B. Sanín Cano, « Remy de Gourmont et l'Amérique latine »,
Revue de l'Amérique latine n°II, 1er novembre 1922, pp. 226-227


Remy de Gourmont et l'Amérique Latine (1)

On a tout dit sur la généreuse activité de Remy de Gourmont, sur le sens cultural de son œuvre, sur le merveilleux développement de sa pensée, sur les lointaines affinités de son instinct nettement français appartenant au lignage intellectuel de Montaigne, Descartes, Bayle, Voltaire, Renan. En qualité d'Américain du sud et de représentant de La Nación de Buenos-Aires, où Remy de Gourmont eut l'occasion d'exprimer sa manière si originale de comprendre les hommes et la vie, j'espère qu'il me sera permis de dire dans une langue qui n'est pas la mienne l'influence du grand penseur français sur la jeunesse littéraire sud-américaine du début de ce siècle et de la fin du siècle passé. Aucun écrivain contemporain n'exerça sur l'intelligence américaine d'origine latine la douce, la bienfaisante, la très grande et la très profonde influence de Remy de Gourmont. Les grandes idées de l'époque nous parvinrent reflétées par le cristal vénitien de cette haute intelligence. Nous apprîmes par lui à connaître, non seulement les formes de l'art nouveau dont commençait à rêver la jeunesse française, mais également ce qu'il y avait d'original et de digne d'attention dans l'art et la littérature des autres pays européens. Il fut un excitant cérébral qui, au contraire des médecines et des distillations qui ont ce but, agissait d'une façon salutaire sur ceux qui accueillaient son régime. Nombre d'entre nous rectifièrent dans ses livres leur notion de l'existence. Nous tirâmes des forces vives pour créer l'œuvre nécessaire de notre rénovation.

Nous lui devons une reconnaissance raisonnée. Les hommes de lettres de ma génération, différents en cela de la plupart des écrivains des autres époques, reconnaissaient l'influence de Gourmont au lieu de la cacher comme une tare inavouable.

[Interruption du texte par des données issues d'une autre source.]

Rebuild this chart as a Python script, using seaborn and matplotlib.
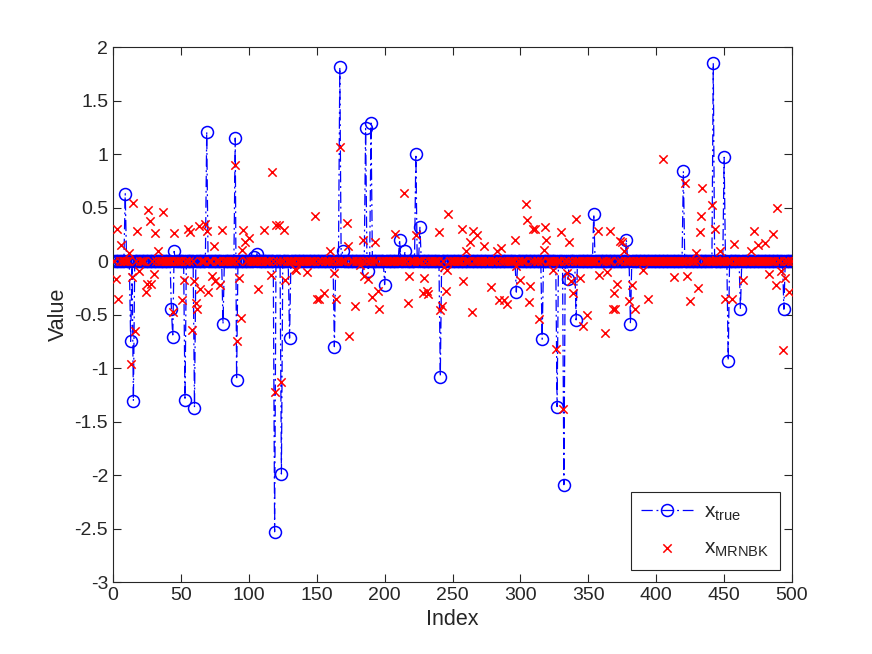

Nous lui devons notre reconnaissance parce qu'il nous fit un... Chemin de Velours pour combattre le Monsieur qui ne comprend pas, espèce littéraire qu'il contribua à définir le premier et à isoler ensuite pour la rendre moins dangereuse. Nous devons également au Maître de nous avoir révélé dans les Masques les aspects les plus nouveaux et plus beaux de ce Jardin et de cette forêt enchantés que furent la prose et la poésie françaises d'il y a trente ans ; parce que dans La culture des idées il nous offrit la discipline excellente, la richesse fastueuse de pensée qui était nécessaire alors pour ne pas perdre la tête en assistant à la révision inévitable de toutes les valeurs. Nous lui devons de nous avoir révélé dans plusieurs de ses livres les trésors inépuisables de beauté et d'harmonie que renferme la langue française, cette langue sobre, claire, docile et flexible qui bien qu'elle ne soit pas la nôtre forme un des liens inébranlables qui nous unissent à la civilisation d'Occident. Cette petite ville couverte aujourd'hui de festons, d'oriflammes et de guirlandes rappelle la prédilection de Gourmont pour les aspects vigoureux de l'existence. Coutances est orgueilleuse de son fils et ce jardin public, qui pourrait être l'ornement d'une grande capitale, dit l'influence de cette âme d'artiste, de cet amant passionné de la nature, sur les habitants de sa ville natale.

Mme Suzanne de Gourmont, qui a fixé en lignes hiératiques et sobres les traits les plus dignes de ce visage où semble revivre l'esprit des temps, a lié son nom à celui d'une gloire française.

Je n'oublierai jamais la délicieuse sensation d'art qui émut mon esprit en contemplant, reflété par le miroir tranquille de l'étang, à côté des fleurs de lotus et entre les éclairs d'or et d'argent que décrivaient les poissons au fond de l'eau, cette figure si lumineuse, noble et bénévole qui semble destinée par la déesse de l'intelligence à faire connaître à la postérité les enchantements indéfinissables du mal exquis de penser ; et je remercie M. Jean de Gourmont qui continue les traditions de son illustre frère de m'avoir, en m'invitant aux fêtes de Coutances, donné l'occasion d'exprimer une admiration depuis longtemps très vive en moi.

(1) Discours inédit prononcé par M. Sanín Cano au banquet organisé à Coutances pour fêter le Monument à Remy de Gourmont.